I can’t read anyone out of the libertarian movement. That has not been my purpose in this essay, nor is it within my power to do any such thing. However, in my assessment, both right wing and left wing libertarianism are missing the essence of this philosophy.

I end with a plea to both my right and left wing libertarian colleagues: In Oliver Cromwell's elegant words, "I beseech you, in the bowels of Christ, think it possible you may be mistaken"..., I do not mean mistaken in some jot or tittle of what I have criticized above. As far as these things go, I am as likely to be mistaken about any of these specifics as are those I criticize. What I am talking about is what I see as a burgeoning schism within the libertarian movement, between left and right wing libertarians. Each is moving toward the position, as I see it, of excluding the other, or removing themselves from the other. That would be a tragic mistake. Both are in error in this regard.


Steven Gary said...

absolutly genius. as I also am unbeknownst of the specifics this is still completely solid in it's logistsics. a call to not simply reform or to the destruction of old ways, but to a merging evolution, aswell as growth, towards a truer version of liberitarianism. If have followed correctly this could be the birth of what my and my friend call "the peoples party". Hmmm. Get at me about this please!

DRS said...

If I understand you correctly you are wondering how to merge both left and right libertarians?
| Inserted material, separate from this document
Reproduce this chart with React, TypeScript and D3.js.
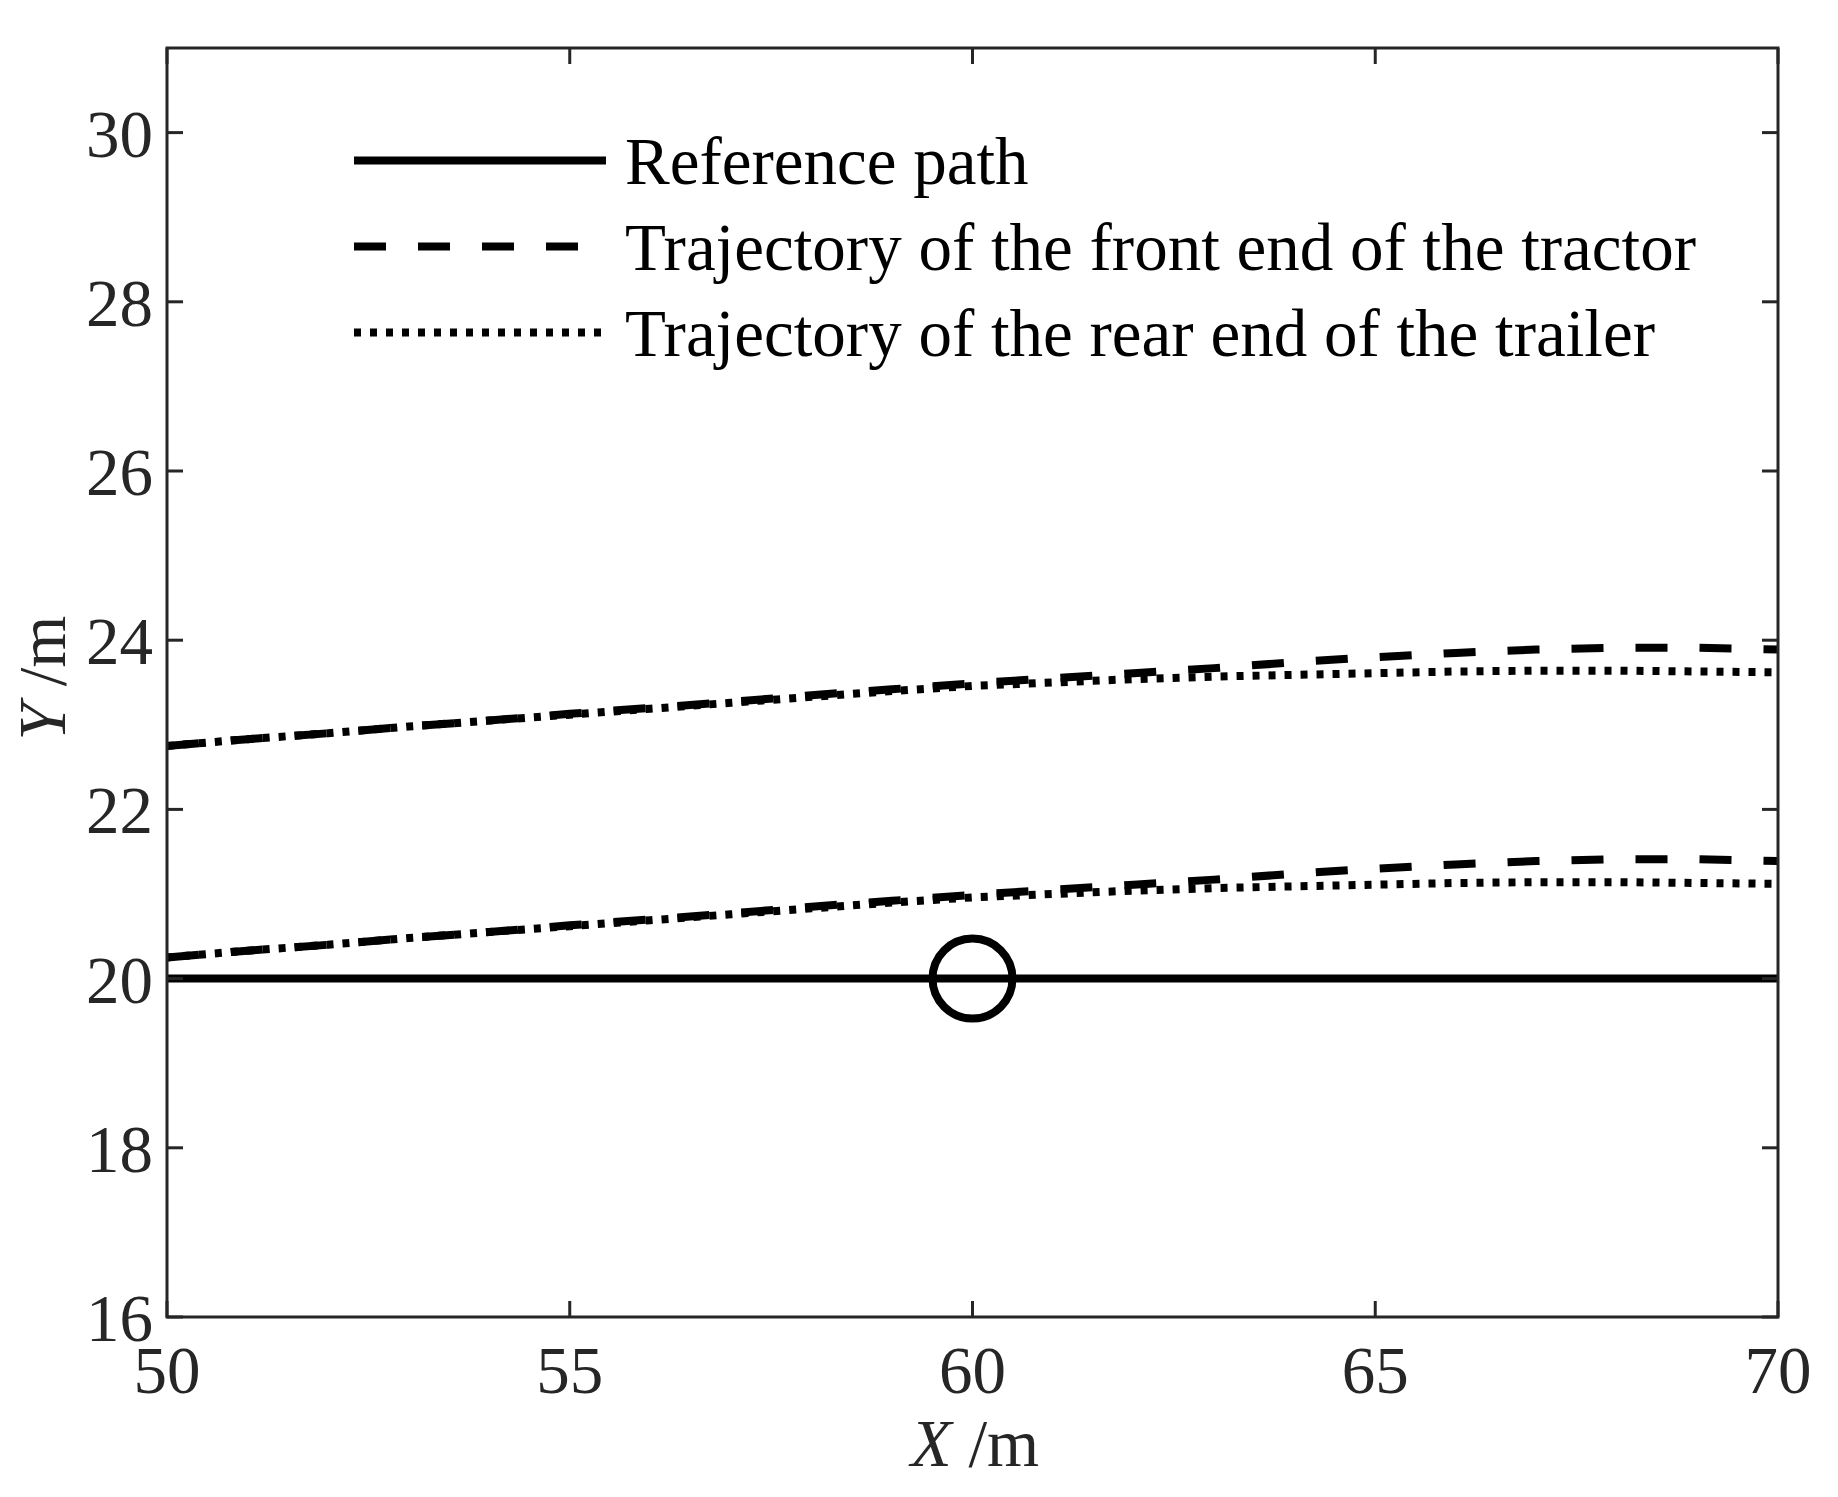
import React from "react";
import * as d3 from "d3";

// ---- data ----
const sampleX = [50, 51, 52, 53, 54, 55, 56, 57, 58, 59, 60, 61, 62, 63, 64, 65, 66, 67, 68, 69, 70];

// Trajectory of the front end of the tractor (dashed), upper and lower branch
const frontUpperY = [22.75, 22.83, 22.9, 22.98, 23.05, 23.13, 23.2, 23.27, 23.35, 23.42, 23.49, 23.55, 23.61, 23.67, 23.74, 23.8, 23.85, 23.89, 23.91, 23.91, 23.89];
const frontLowerY = [20.25, 20.33, 20.4, 20.48, 20.55, 20.63, 20.7, 20.77, 20.85, 20.92, 20.99, 21.05, 21.11, 21.17, 21.24, 21.3, 21.35, 21.39, 21.41, 21.41, 21.39];

// Trajectory of the rear end of the trailer (dotted), upper and lower branch
const rearUpperY = [22.75, 22.83, 22.9, 22.98, 23.05, 23.12, 23.19, 23.26, 23.33, 23.4, 23.46, 23.5, 23.54, 23.57, 23.59, 23.61, 23.63, 23.64, 23.64, 23.63, 23.62];
const rearLowerY = [20.25, 20.33, 20.4, 20.48, 20.55, 20.62, 20.69, 20.76, 20.83, 20.9, 20.96, 21.0, 21.04, 21.07, 21.09, 21.11, 21.13, 21.14, 21.14, 21.13, 21.12];

// Reference path
const refPathX = [50, 70];
const refPathY = [20, 20];

// Circle marker
const markerX = [60];
const markerY = [20];

const xTicks = [50, 55, 60, 65, 70];
const yTicks = [16, 18, 20, 22, 24, 26, 28, 30];

const legendLabels = [
  "Reference path",
  "Trajectory of the front end of the tractor",
  "Trajectory of the rear end of the trailer",
];

// ---- layout ----
const W = 1838;
const H = 1497;
const L = 167;
const R = 1778;
const T = 48;
const B = 1317;
const AX = "#262626";
const FONT = "'Liberation Serif', 'Times New Roman', serif";
const FS = 67;

export default function App() {
  const x = d3.scaleLinear().domain([50, 70]).range([L, R]);
  const y = d3.scaleLinear().domain([16, 31]).range([B, T]);

  const line = d3
    .line<[number, number]>()
    .x((d) => x(d[0]))
    .y((d) => y(d[1]));

  const pts = (xs: number[], ys: number[]) => xs.map((v, i) => [v, ys[i]] as [number, number]);

  const dashed = "32 32";
  const dotted = "7 9";
  const lw = 8;
  const tickLen = 16;

  const legendX0 = 354;
  const legendX1 = 606;
  const legendTextX = 625;
  const legendY = [160.5, 246.5, 332.5];
  const legendStyles = [{ dash: "none" }, { dash: dashed }, { dash: dotted }];

  return (
    <svg
      width={W}
      height={H}
      style={{ position: "absolute", left: 0, top: 0, display: "block", background: "#fff" }}
      fontFamily={FONT}
    >
      <rect x={0} y={0} width={W} height={H} fill="#fff" />
      <defs>
        <clipPath id="plotClip">
          <rect x={L} y={T} width={R - L} height={B - T} />
        </clipPath>
      </defs>

      {/* data */}
      <g clipPath="url(#plotClip)" fill="none" stroke="#000" strokeWidth={lw} strokeLinecap="butt">
        <path d={line(pts(refPathX, refPathY)) || ""} />
        <path d={line(pts(sampleX, frontUpperY)) || ""} strokeDasharray={dashed} />
        <path d={line(pts(sampleX, frontLowerY)) || ""} strokeDasharray={dashed} />
        <path d={line(pts(sampleX, rearUpperY)) || ""} strokeDasharray={dotted} />
        <path d={line(pts(sampleX, rearLowerY)) || ""} strokeDasharray={dotted} />
        {markerX.map((mx, i) => (
          <circle key={i} cx={x(mx)} cy={y(markerY[i])} r={40} strokeWidth={8} />
        ))}
      </g>

      {/* axes box and ticks */}
      <g stroke={AX} strokeWidth={3} fill="none">
        <rect x={L} y={T} width={R - L} height={B - T} />
        {xTicks.map((t) => (
          <g key={"xt" + t}>
            <line x1={x(t)} x2={x(t)} y1={B} y2={B - tickLen} />
            <line x1={x(t)} x2={x(t)} y1={T} y2={T + tickLen} />
          </g>
        ))}
        {yTicks.map((t) => (
          <g key={"yt" + t}>
            <line x1={L} x2={L + tickLen} y1={y(t)} y2={y(t)} />
            <line x1={R} x2={R - tickLen} y1={y(t)} y2={y(t)} />
          </g>
        ))}
      </g>

      {/* tick labels */}
      <g fill={AX} fontSize={FS}>
        {xTicks.map((t) => (
          <text key={"xl" + t} x={x(t)} y={1393} textAnchor="middle">
            {t}
          </text>
        ))}
        {yTicks.map((t) => (
          <text key={"yl" + t} x={153} y={y(t) + 24} textAnchor="end">
            {t}
          </text>
        ))}
      </g>

      {/* axis labels */}
      <text x={975} y={1466} textAnchor="middle" fontSize={FS} fill={AX}>
        <tspan fontStyle="italic">X</tspan>
        <tspan> /m</tspan>
      </text>
      <text transform={`translate(65, 678) rotate(-90)`} textAnchor="middle" fontSize={FS} fill={AX}>
        <tspan fontStyle="italic">Y</tspan>
        <tspan> /m</tspan>
      </text>

      {/* legend */}
      <g>
        {legendLabels.map((lab, i) => (
          <g key={"lg" + i}>
            <line
              x1={legendX0}
              x2={legendX1}
              y1={legendY[i]}
              y2={legendY[i]}
              stroke="#000"
              strokeWidth={lw}
              strokeDasharray={legendStyles[i].dash}
            />
            <text x={legendTextX} y={legendY[i] + 23} fontSize={FS} fill="#000">
              {lab}
            </text>
          </g>
        ))}
      </g>
    </svg>
  );
}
The easiest answer is "indifference."
Indifference to what beliefs people hold would prevent the exclusion of either left or right thinking. In the sense that either side is still free to practice their beliefs sans govt. intervention. Of course with any political party the toughest obstacle to overcome is that of people trying to "tweak" it to fit "THEIR" needs.

Brainpolice said...

What's interesting is that, as Block points out, a lot of the spats between left-wing and right-wing libertarians are meaningless in the sense that both individuals are 90% or more in agreement on the issues. If either individual became the status quo, libertarianism in general would greatly triumph. Left and right in general are meaningless; it's just rhetoric. One way to look at the political spectrum is a plus sign, with liberty on the bottom, tyranny at the top, left on the left and right on the right. Or, one can simply replace liberty and tyranny with good and bad. In either case, left and right are just the confused middle of road between good and bad, liberty and tyranny. At the end of the day, Mother Theresa on the left, and Ron Paul on the right, while most certainly different culturally, do not have a dime's worth of difference between them in terms of liberty vs. tyranny or good vs. bad.